Question Type Analysis: Models perform best on Quantitative Reasoning (objective logic) and worst on Multimodal Parsing (requires locating elements by descriptive cues before parsing).
Evidence Attribution as a Performance Driver: Ablation studies (Table 4) show that providing the model with the correct pages or gold documents (narrowing search space) leads to performance gains (e.g., +13.4% Ans. for Qwen3-VL-8B), suggesting better autonomous attribution could improve answer capability.

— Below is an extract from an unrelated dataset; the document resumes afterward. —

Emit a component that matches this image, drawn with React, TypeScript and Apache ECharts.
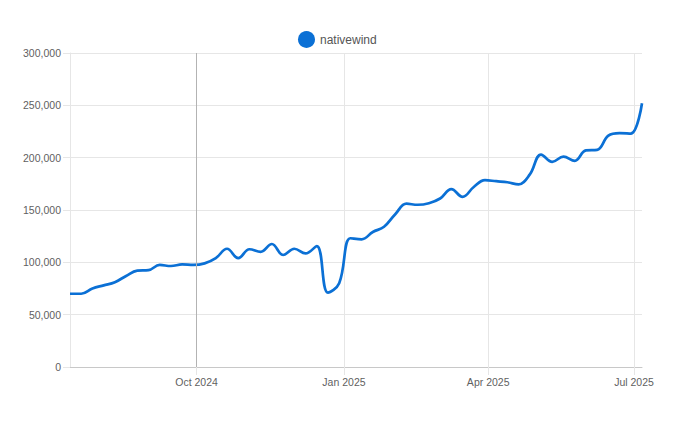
import React, { useEffect, useRef } from "react";
import * as echarts from "echarts";

const seriesName = "nativewind";

const weeks: string[] = [
  "2024-07-14", "2024-07-21", "2024-07-28", "2024-08-04", "2024-08-11", "2024-08-18", "2024-08-25",
  "2024-09-01", "2024-09-08", "2024-09-15", "2024-09-22", "2024-09-29", "2024-10-06", "2024-10-13",
  "2024-10-20", "2024-10-27", "2024-11-03", "2024-11-10", "2024-11-17", "2024-11-24", "2024-12-01",
  "2024-12-08", "2024-12-15", "2024-12-22", "2024-12-29", "2025-01-05", "2025-01-12", "2025-01-19",
  "2025-01-26", "2025-02-02", "2025-02-09", "2025-02-16", "2025-02-23", "2025-03-02", "2025-03-09",
  "2025-03-16", "2025-03-23", "2025-03-30", "2025-04-06", "2025-04-13", "2025-04-20", "2025-04-27",
  "2025-05-04", "2025-05-11", "2025-05-18", "2025-05-25", "2025-06-01", "2025-06-08", "2025-06-15",
  "2025-06-22", "2025-06-29", "2025-07-06",
];

const downloads: number[] = [
  70000, 70000, 75000, 78000, 81000, 87000, 92000,
  92500, 97500, 96500, 98000, 97500, 99000, 104000,
  113000, 104000, 112500, 110000, 117500, 107000, 113000,
  108500, 115500, 71000, 80000, 123000, 122000, 129000,
  134000, 146000, 156000, 155000, 156500, 161000, 170000,
  162500, 172000, 178500, 177500, 176500, 174500, 184000,
  203000, 196000, 201000, 197000, 207000, 207500, 221000,
  223500, 223000, 252000,
];

const xTickDates: string[] = ["2024-10-01", "2025-01-01", "2025-04-01", "2025-07-01"];
const highlightDate = "2024-10-01";
const monthNames = ["Jan", "Feb", "Mar", "Apr", "May", "Jun", "Jul", "Aug", "Sep", "Oct", "Nov", "Dec"];

const yMin = 0;
const yMax = 300000;
const yInterval = 50000;

const toTs = (d: string) => Date.parse(d + "T00:00:00Z");

export default function App() {
  const ref = useRef<HTMLDivElement>(null);

  useEffect(() => {
    if (!ref.current) return;
    document.body.style.margin = "0";
    const chart = echarts.init(ref.current, undefined, { renderer: "svg" });
    const data = weeks.map((w, i) => [toTs(w), downloads[i]]);
    const tickTs = xTickDates.map(toTs);
    const font = "'Liberation Sans', Arial, Helvetica, sans-serif";
    chart.setOption({
      animation: false,
      textStyle: { fontFamily: font },
      legend: {
        top: 31,
        left: 298,
        padding: 0,
        icon: "circle",
        itemWidth: 17,
        itemHeight: 17,
        textStyle: { color: "#555", fontSize: 12, fontFamily: font },
        data: [seriesName],
      },
      grid: { left: 70, right: 38, top: 53, bottom: 61, containLabel: false },
      xAxis: {
        type: "value",
        min: toTs(weeks[0]),
        max: toTs(weeks[weeks.length - 1]),
        axisLine: { show: true, lineStyle: { color: "#c8c8c8", width: 1 } },
        axisTick: { show: true, length: 8, customValues: tickTs, lineStyle: { color: "#e6e6e6" } },
        splitLine: { show: true, lineStyle: { color: "#e6e6e6", width: 1 } },
        axisLabel: {
          customValues: tickTs,
          color: "#5f5f5f",
          fontSize: 10.5,
          fontFamily: font,
          margin: 9,
          formatter: (v: number) => {
            const d = new Date(v);
            return monthNames[d.getUTCMonth()] + " " + d.getUTCFullYear();
          },
        },
      },
      yAxis: {
        type: "value",
        min: yMin,
        max: yMax,
        interval: yInterval,
        axisLine: { show: true, lineStyle: { color: "#e6e6e6" } },
        axisTick: { show: true, length: 7, lineStyle: { color: "#e6e6e6" } },
        splitLine: { show: true, lineStyle: { color: "#e6e6e6", width: 1 } },
        axisLabel: {
          color: "#5f5f5f",
          fontSize: 10.5,
          fontFamily: font,
          margin: 9,
          formatter: (v: number) => v.toLocaleString("en-US"),
        },
      },
      series: [
        {
          name: seriesName,
          type: "line",
          data,
          smooth: 0.4,
          showSymbol: false,
          symbol: "circle",
          itemStyle: { color: "#0b70d5" },
          lineStyle: { color: "#0b70d5", width: 2.7 },
          markLine: {
            silent: true,
            symbol: ["none", "none"],
            label: { show: false },
            lineStyle: { color: "#b3b3b3", width: 1, type: "solid" },
            data: [{ xAxis: toTs(highlightDate) }],
          },
        },
      ],
    });
    return () => chart.dispose();
  }, []);

  return <div ref={ref} style={{ width: 680, height: 428 }} />;
}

Theoretical and Practical Implications

Theoretical Implications:

Shifts Evaluation Paradigm: CiteVQA moves Doc-VQA evaluation from answer-centric to joint evidence-answer verification, establishing a new standard for measuring reasoning faithfulness and traceability.
Highlights a Critical Gap: The discovery of widespread "Attribution Hallucination" reveals a fundamental logical fracture in current MLLMs that answer-only benchmarks completely overlook.
Suggests Synergy: The observed correlation between improving evidence quality and answer accuracy (Figure 6) hints that precise evidence localization may be more than post-hoc justification—it could be a functional foundation for correct reasoning in complex tasks.

Practical Implications:

Risk Assessment for High-Stakes Applications: The low SAA scores, especially for open-source and small models, provide clear instrumentation showing these models are not yet reliable for domains like law, finance, and medicine where traceability is mandatory.
Guidance for Model Development: CiteVQA provides a rigorous testbed for developing and improving models with faithful attribution capabilities. The benchmark and metrics can drive research towards more interpretable and trustworthy document intelligence systems.
Enables Reliable Auditing: The SAA metric and the benchmark allow for the auditing of model reliability in a way that mimics real-world professional scrutiny, where an unsourced correct answer is still considered unreliable.

Conclusion

CiteVQA advances the field towards trustworthy document intelligence by introducing a benchmark that requires faithful evidence attribution via element-level visual citations. The automated pipeline enables the creation of a large-scale, high-quality, multi-domain dataset. The comprehensive evaluation exposes the critical and pervasive issue of "Attribution Hallucination," where state-of-the-art models generate correct answers grounded in incorrect evidence. By providing the rigorous instrumentation needed to measure and close this reliability gap, CiteVQA establishes a new standard for developing interpretable and reliable multimodal systems for real-world, high-stakes applications.